Friday, March 9, 2012

Book Review: The Unit by Ninni Holmqvist

The Unit by the Swedish author Ninni Holmqvist is a dystopian novel that describes a world born, one would dare say, out of a Kafkaesque nightmare.
     The principal protagonist in this story is Dorrit Weger, a fifty year old woman that obviously has nothing more to offer to society, since she produces nothing, and thus she’s admitted into a unit, where she’s to donate her genetic material before she, less than more peacefully, passes away. The unit is housed in a huge luxurious building that looks like a microcosm that only exists in the eyes of the people who work, live and die there.
     Dorrit has no idea how much time she’s left to live, since all the inhabitants are at the end of the day nothing more than human guinea pigs. The administrators of the unit, in exchange for all the luxuries that they provide to their subjects, use them for many, different, and more or less scary experiments. Thus one man can find himself all of a sudden been exposed to chemotherapy, another one can become at any given moment an organ donor, while some poor soul, though completely healthy could end up dead, so that the doctors can prove a point or put a theory to practice.

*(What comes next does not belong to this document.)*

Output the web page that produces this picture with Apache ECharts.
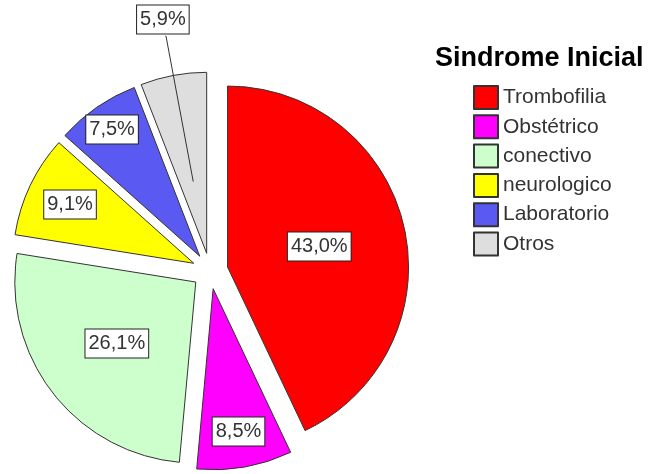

     The world that Dorrit sees when she arrives there looks colorful and bright, she feels like she’s living in a tropical island in the middle of winter. Time though, as one after the other her friends will start dying, will turn this paradise into a living hell, and then she’ll be left with no other option but to escape,
     Everyone is dispensable; this seems to be the mantra of the people running the unit, and she’s determined to prove them wrong. But will she make it?
     This is a novel that touches a lot of the sensitive issues of our times and of the ones to come. Maybe this world is nothing but a prelude of tomorrow’s bleak certainties, the author seems to suggest, and I’m not going to disagree with her. There’s darkness all around us already. Who’s to say that there isn’t more to come?
     If you like Kafka’s work you’ll surely love this book.